Federal Trade Commission Chairman Jon Leibowitz, at a news conference… (Mladen Antonov / AFP/Getty…)
Google scored a major victory Thursday when the Federal Trade Commission announced it was ending its 19-month antitrust probe into the technology giant's search business.
And that left FTC Chairman Jon Leibowitz to explain why federal officials were not bringing an antitrust case despite what he acknowledged to be “problematic business practices.”
At a news conference, a defiant Leibowitz said the evidence did not support a case.
“The facts were not there under the law,” Leibowitz said.
Although Google does at time favor its own products in search results, it does so in the best interests of consumers, Leibowitz said.
“We found unanimously that they hadn’t engaged in illegal monopolization and hadn’t violated the FTC act,” Leibowitz said.

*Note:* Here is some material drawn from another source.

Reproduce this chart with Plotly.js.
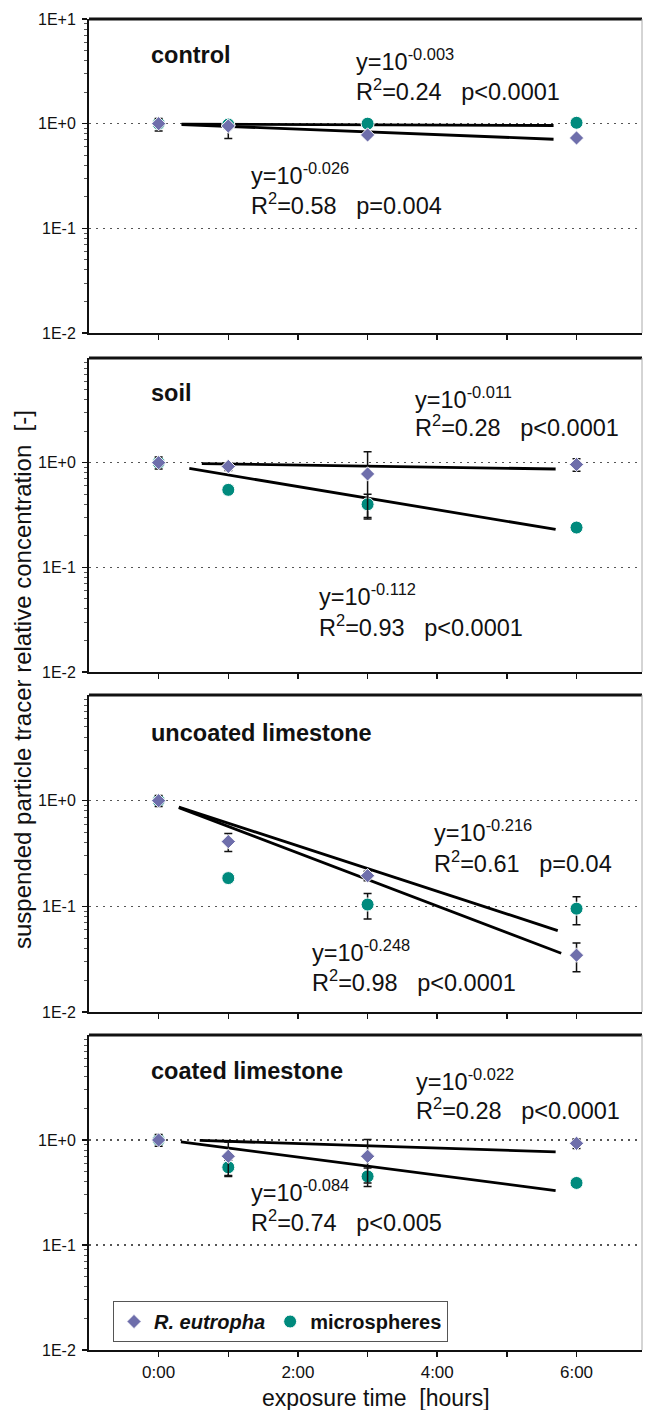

The FTC closed its investigation of Google without bringing any major charges. Instead Google has pledged to make voluntary changes to its search practices. Google has agreed to give online advertisers more flexibility over their advertising campaigns with other websites and to limit its use of snippets of content from competitors in search results.
The FTC says the voluntary search agreement is enforceable because a violation by Google of its pledge would constitute a deceptive act that the commission could act on. But the agreement is more difficult to enforce than a formal settlement.
The company also agreed to a settlement that resolved FTC charges that it was misusing mobile device patents to shut out competitors. Google will now have to make that technology available to its competitors, the FTC said.
But the settlement has infuriated Google competitors including Microsoft that had been pressing the FTC to bring a case.
“The FTC’s inaction on the core question of search bias will only embolden Google to act more aggressively to misuse its monopoly power to harm other innovators,” FairSearch.org, a coalition of companies pushing for tough antitrust action against Google, said in an emailed statement.
FTC Commissioner Thomas Rosch dissented from some of the commission's actions.
The FTC promised an “elephant,” Rosch wrote in his dissent. “The commission instead has brought forth a couple of mice."
European antitrust officials who have broader authority than their U.S. counterparts also are investigating Google. Google has even bigger share of the European search market than the U.S.
Google says it has done nothing wrong and it simply gives consumers the most relevant information it can.